27 November 2012

Portuguese Merchant Marine

Vasco da Gama must be turning over in his tomb, in Mosteiro dos Jerónimos, if he's following what happened to the Merchant Fleet of this so-called "Nation of Seafarers" during the past thirty-five years.
From one of the biggest merchant marines in Europe, during the forties, fifties and sixties, we ended up with a miserable cabotage fleet, comprising a handful of vessels, almost totally dedicated to the public service of supplying the Autonomous Regions of Madeira and Açores.
And I'm sad to see how things also changed so fast (for the worst) during the past two decades. When I entered in the Portuguese Nautical School (Escola Náutica Infante D. Henrique), in 1990, I remember that things were already in a fast decline. I recall that, most of the times, we were discussing among each other the sadness of arriving to a professional market that was already, by the time and in Portugal, anachronic and heading towards collapse.
During those days (and I say again: only twenty-two years ago), I remember that we still had about thirty shipowners and, roughly, seventy ships, most of them still under Portuguese traditional register and flag.
Almost five years later, when I boarded a merchant vessel to start my career at sea, the vast majority of that fleet was gone forever.
It's sad to see that we should, particularly now, be looking once again to our vast Atlantic border as a form of escaping to the economical dramas faced by the continental Europe. Just like we did almost six hundred years ago, when we first noticed that this little parcel of land was to small for our ambition and our entrepreneurial vision.
And the solutions for this are already around us. We just have to look for them, learn with them and adapt them to our particular needs. Like a former Captain of mine used to say, we were not aboard to invent anything. Everything was already invented.
But not in this country. Here, we don't have the humility to learn from those who know better. And some of them, paradoxically, were not even maritime nations two hundred years ago. But they are now. And powerful ones.
The weak government we have nowadays and the corrupt political "nomenklatura" that supports it doesn't have the slightest idea where to lead the nation. Which course to steer.
And I'm starting to get tired of listening, year after year, the empty, ignorant and incongruent speeches of both politicians and academic "summities" praising the benefits of returning to the sea and thus fulfilling our destiny as a nation. Empty words of ignorants that don't have the slightest idea of what kind of sea strategy they are talking about, since, most of the times, they don't even waste their precious time to write their own speeches.
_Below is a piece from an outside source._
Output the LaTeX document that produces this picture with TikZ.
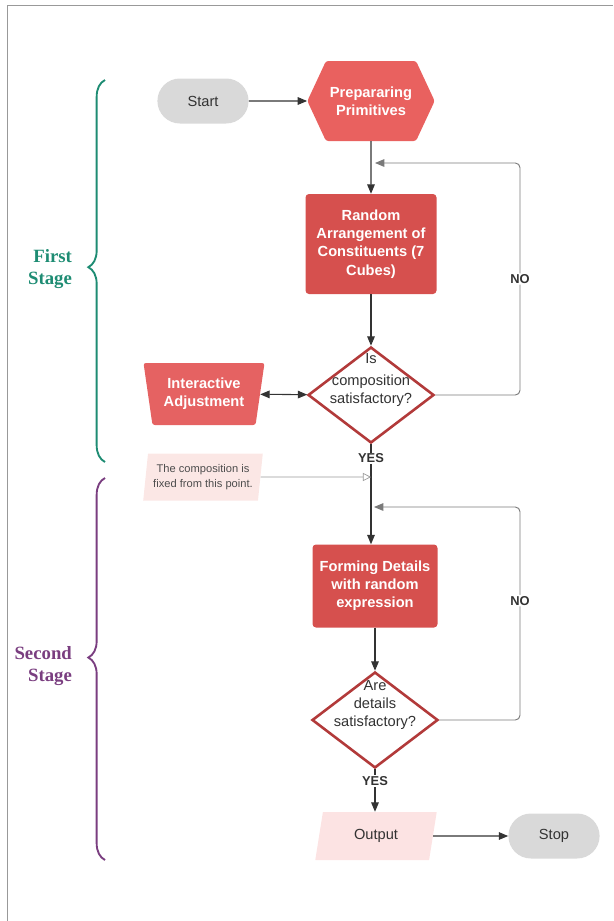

We have a saying in Portugal: a weak King weakens a strong people. Poor people and poor country. Are we really to blame for the incompetents that rule us?
The cabotage boat "Rival", navigating in the waters of Faial, Açores, almost twenty years ago. A sad visual metaphor of the present day's Portuguese Merchant Fleet. A nation whose destiny was, once, the sea.
Picture taken with Pentax SF1 and Pentax - A SMC 70-200 f/4 lens.
Agfachrome 100 RS scanned in Nikon Coolscan V ED and post-processed in Adobe Photoshop LIghtroom.